RIGA, July 16 (Xinhua) -- The restrictions the Latvian government is planning to put on the companies providing the so-called payday loans can play in the hands of illegal lenders, the Alternative Financial Services Association of Latvia warned on Monday.
The association's head Gints Aboltins said on public radio that the government's plan to put caps on interest rates and oblige payday loan providers to thoroughly check each client's credit worthiness could eventually result in the flourishing of illegal lending businesses.
According to the association's information, the problem of illegal lending is already quite serious in the Baltic country. A poll conducted from July 3 to 10 by Latvia's SKDS research agency showed that 31 percent of the population have been receiving offers from illegal lenders.
According to the survey, 16 percent of respondents have been receiving such offers weekly, 8 percent monthly, 4 percent once in half a year and 3 percent once in a year. Most of the surveyed people, or 67 percent, had received such lending offers by email. Illegal lenders also offer their services through advertisements, by telephone and on foreign or local websites operating in Latvia without the necessary license.
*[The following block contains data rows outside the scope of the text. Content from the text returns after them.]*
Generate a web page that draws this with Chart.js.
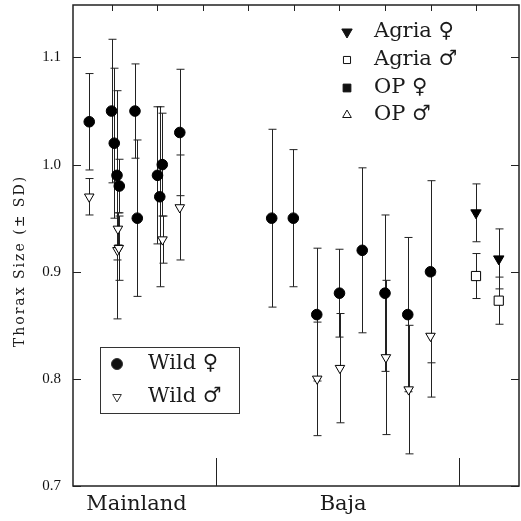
<!DOCTYPE html>
<html lang="en">
<head>
    <meta charset="UTF-8">
    <title>Thorax Size</title>
    <style>
        body { margin: 0; background: #fff; }
        canvas { display: block; }
    </style>
</head>
<body>
    <canvas id="thoraxChart" width="521" height="521"></canvas>

    <script src="https://cdn.jsdelivr.net/npm/chart.js"></script>
    <script>
        // Wild females (filled circles)
        const wildFemaleX  = [0.50, 0.99, 1.05, 1.11, 1.16, 1.505, 1.556, 2.00, 2.05, 2.105, 2.49, 4.51, 4.985, 5.50, 6.00, 6.50, 7.00, 7.50, 8.00];
        const wildFemaleY  = [1.040, 1.050, 1.020, 0.990, 0.980, 1.050, 0.950, 0.990, 0.970, 1.000, 1.030, 0.950, 0.950, 0.860, 0.880, 0.920, 0.880, 0.860, 0.900];
        const wildFemaleSD = [0.045, 0.067, 0.070, 0.079, 0.025, 0.044, 0.073, 0.064, 0.084, 0.048, 0.059, 0.083, 0.064, 0.062, 0.041, 0.077, 0.073, 0.072, 0.085];

        // Wild males (open down triangles)
        const wildMaleX  = [0.50, 1.13, 1.12, 1.15, 2.11, 2.49, 5.51, 6.01, 7.02, 7.52, 8.00];
        const wildMaleY  = [0.970, 0.940, 0.920, 0.922, 0.930, 0.960, 0.800, 0.810, 0.820, 0.790, 0.840];
        const wildMaleSD = [0.017, 0.015, 0.064, 0.030, 0.022, 0.049, 0.053, 0.051, 0.072, 0.060, 0.057];

        // Agria
        const agriaFemaleX  = [9.0, 9.5];
        const agriaFemaleY  = [0.955, 0.912];
        const agriaFemaleSD = [0.027, 0.028];
        const agriaMaleX  = [9.0, 9.5];
        const agriaMaleY  = [0.896, 0.873];
        const agriaMaleSD = [0.021, 0.022];

        const yTickValues = [0.7, 0.8, 0.9, 1.0, 1.1];
        const topTickValues = [1, 2, 3, 4, 5, 6, 7, 8, 9];
        const separatorValues = [3.285, 8.63];
        const regionNames = ['Mainland', 'Baja'];
        const regionCenters = [1.54, 6.08];
        const yTitle = 'Thorax Size (± SD)';

        const labelFont = '21px "DejaVu Serif", serif';

        function toPoints(xs, ys) {
            return xs.map((x, i) => ({ x: x, y: ys[i] }));
        }

        function drawLabel(ctx, str, x, y, align) {
            ctx.save();
            ctx.font = labelFont;
            ctx.fillStyle = '#1a1a1a';
            ctx.textAlign = align || 'left';
            ctx.textBaseline = 'middle';
            ctx.fillText(str, x, y);
            ctx.restore();
        }

        const errorBars = {
            id: 'errorBars',
            beforeDatasetsDraw(chart) {
                const ctx = chart.ctx;
                const xs = chart.scales.x, ys = chart.scales.y;
                ctx.save();
                ctx.strokeStyle = '#222';
                ctx.lineWidth = 1;
                chart.data.datasets.forEach(ds => {
                    ds.data.forEach((p, i) => {
                        const sd = ds.sd[i];
                        const px = Math.round(xs.getPixelForValue(p.x)) + 0.5;
                        const top = ys.getPixelForValue(p.y + sd);
                        const bot = ys.getPixelForValue(p.y - sd);
                        ctx.beginPath();
                        ctx.moveTo(px, top); ctx.lineTo(px, bot);
                        ctx.moveTo(px - 4, top); ctx.lineTo(px + 4, top);
                        ctx.moveTo(px - 4, bot); ctx.lineTo(px + 4, bot);
                        ctx.stroke();
                    });
                });
                ctx.restore();
            }
        };

        const frameAndLabels = {
            id: 'frameAndLabels',
            afterDraw(chart) {
                const ctx = chart.ctx;
                const a = chart.chartArea;
                const xs = chart.scales.x, ys = chart.scales.y;
                ctx.save();
                ctx.strokeStyle = '#222';
                ctx.lineWidth = 1.5;
                ctx.strokeRect(a.left, a.top, a.right - a.left, a.bottom - a.top);

                // inward ticks
                ctx.lineWidth = 1;
                ctx.beginPath();
                yTickValues.forEach(v => {
                    const py = Math.round(ys.getPixelForValue(v)) + 0.5;
                    ctx.moveTo(a.left, py); ctx.lineTo(a.left + 8, py);
                    ctx.moveTo(a.right, py); ctx.lineTo(a.right - 8, py);
                });
                topTickValues.forEach(v => {
                    const px = Math.round(xs.getPixelForValue(v)) + 0.5;
                    ctx.moveTo(px, a.top); ctx.lineTo(px, a.top + 6);
                });
                separatorValues.forEach(v => {
                    const px = Math.round(xs.getPixelForValue(v)) + 0.5;
                    ctx.moveTo(px, a.bottom); ctx.lineTo(px, a.bottom - 28);
                });
                ctx.stroke();

                // y axis title, spaced out like the typewriter original
                ctx.save();
                ctx.translate(20, 261);
                ctx.rotate(-Math.PI / 2);
                ctx.font = '14px "DejaVu Serif", serif';
                ctx.letterSpacing = '2px';
                ctx.fillStyle = '#1a1a1a';
                ctx.textAlign = 'center';
                ctx.textBaseline = 'middle';
                ctx.fillText(yTitle, 0, 0);
                ctx.restore();

                // region names under the axis
                regionNames.forEach((name, i) => {
                    drawLabel(ctx, name, xs.getPixelForValue(regionCenters[i]), 505, 'center');
                });

                // top-right legend
                const pt = Chart.helpers.drawPoint;
                const rows = [
                    { label: 'Agria ♀', style: 'triangle', rot: 180, fill: '#111', r: 6 },
                    { label: 'Agria ♂', style: 'rect', rot: 0, fill: '#fff', r: 5 },
                    { label: 'OP ♀', style: 'rect', rot: 0, fill: '#111', r: 5.5 },
                    { label: 'OP ♂', style: 'triangle', rot: 0, fill: '#fff', r: 5 }
                ];
                const rowY = [32, 60, 88, 115];
                rows.forEach((row, i) => {
                    ctx.fillStyle = row.fill;
                    ctx.strokeStyle = '#111';
                    ctx.lineWidth = 1;
                    pt(ctx, { pointStyle: row.style, rotation: row.rot, radius: row.r, borderWidth: 1 }, 347, rowY[i]);
                    drawLabel(ctx, row.label, 374, rowY[i]);
                });

                // bottom-left legend box
                ctx.strokeStyle = '#333';
                ctx.lineWidth = 1;
                ctx.strokeRect(100.5, 347.5, 139, 66);
                ctx.fillStyle = '#111';
                pt(ctx, { pointStyle: 'circle', radius: 5.5, borderWidth: 1 }, 117, 364);
                ctx.fillStyle = '#fff';
                pt(ctx, { pointStyle: 'triangle', rotation: 180, radius: 5, borderWidth: 1 }, 117, 397);
                drawLabel(ctx, 'Wild ♀', 148, 364);
                drawLabel(ctx, 'Wild ♂', 148, 397);
                ctx.restore();
            }
        };

        new Chart(document.getElementById('thoraxChart').getContext('2d'), {
            type: 'scatter',
            data: {
                datasets: [
                    {
                        label: 'Wild ♀', data: toPoints(wildFemaleX, wildFemaleY), sd: wildFemaleSD,
                        pointStyle: 'circle', pointRadius: 5.3, backgroundColor: '#000', borderColor: '#000', borderWidth: 1
                    },
                    {
                        label: 'Wild ♂', data: toPoints(wildMaleX, wildMaleY), sd: wildMaleSD,
                        pointStyle: 'triangle', rotation: 180, pointRadius: 5.5, backgroundColor: '#fff', borderColor: '#000', borderWidth: 1
                    },
                    {
                        label: 'Agria ♀', data: toPoints(agriaFemaleX, agriaFemaleY), sd: agriaFemaleSD,
                        pointStyle: 'triangle', rotation: 180, pointRadius: 6, backgroundColor: '#000', borderColor: '#000', borderWidth: 1
                    },
                    {
                        label: 'Agria ♂', data: toPoints(agriaMaleX, agriaMaleY), sd: agriaMaleSD,
                        pointStyle: 'rect', pointRadius: 6.5, backgroundColor: '#fff', borderColor: '#000', borderWidth: 1
                    }
                ]
            },
            options: {
                responsive: false,
                animation: false,
                devicePixelRatio: 1,
                layout: { autoPadding: false, padding: { top: 5, right: 2, left: 0, bottom: 0 } },
                plugins: { legend: { display: false }, tooltip: { enabled: false } },
                scales: {
                    x: {
                        type: 'linear', min: 0.143, max: 9.945,
                        grid: { display: false }, border: { display: false },
                        ticks: { display: false },
                        afterFit: s => { s.height = 35; s.paddingLeft = 0; s.paddingRight = 0; }
                    },
                    y: {
                        min: 0.7, max: 1.149,
                        grid: { display: false, drawTicks: false }, border: { display: false },
                        afterBuildTicks: s => { s.ticks = yTickValues.map(v => ({ value: v })); },
                        ticks: {
                            padding: 12, color: '#111',
                            font: { family: '"Liberation Serif", serif', size: 15 },
                            callback: v => v.toFixed(1)
                        },
                        afterFit: s => { s.width = 73; s.paddingTop = 0; s.paddingBottom = 0; }
                    }
                }
            },
            plugins: [errorBars, frameAndLabels]
        });
    </script>
</body>
</html>
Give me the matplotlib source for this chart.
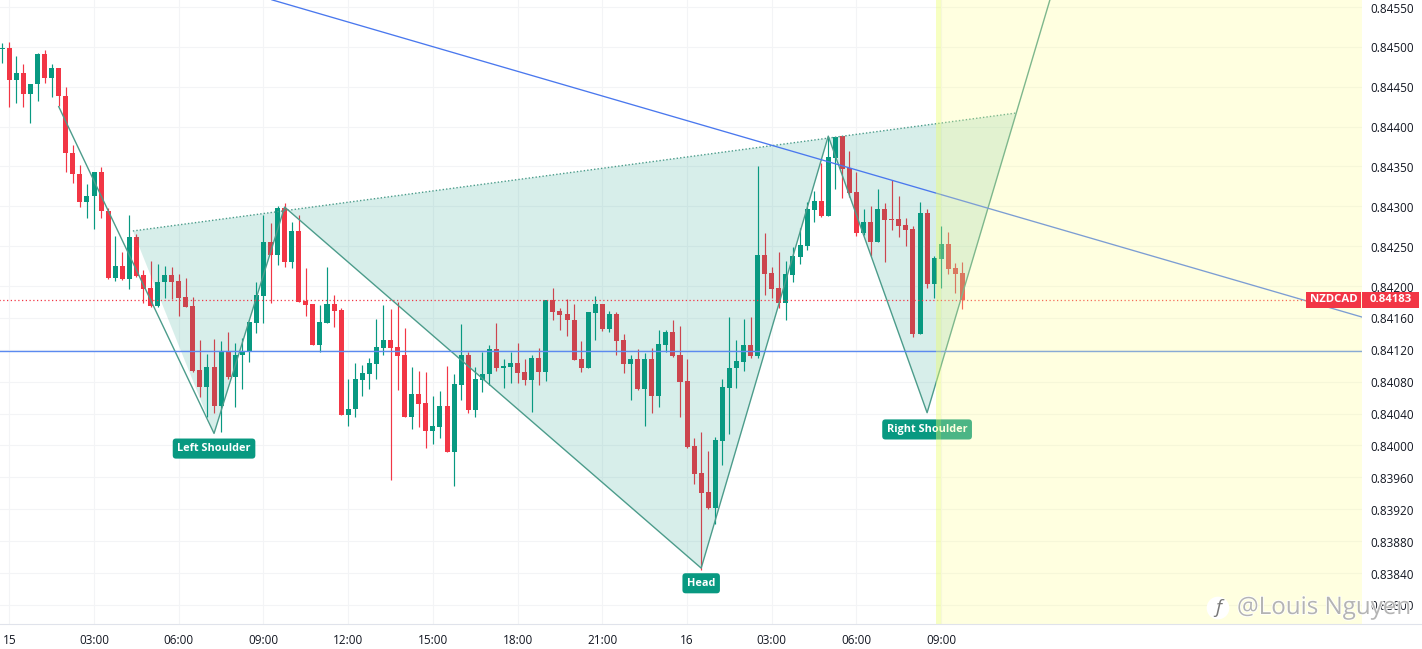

The Latvian Consumer Rights Protection Center has found out that only 36 percent of the people who take payday loans are actually able to pay them off on time.
To deal with the problem, the Latvian government is planning several restrictions to curb reckless lending. Banks and other credit institutions, for instance, could be obliged to report on their clients' outstanding debts. Restrictions have also been proposed on payday loan adverts and on the interest rates, which the nonbank lenders would be required to lower to 25 percent per year or 0.07 percent per day.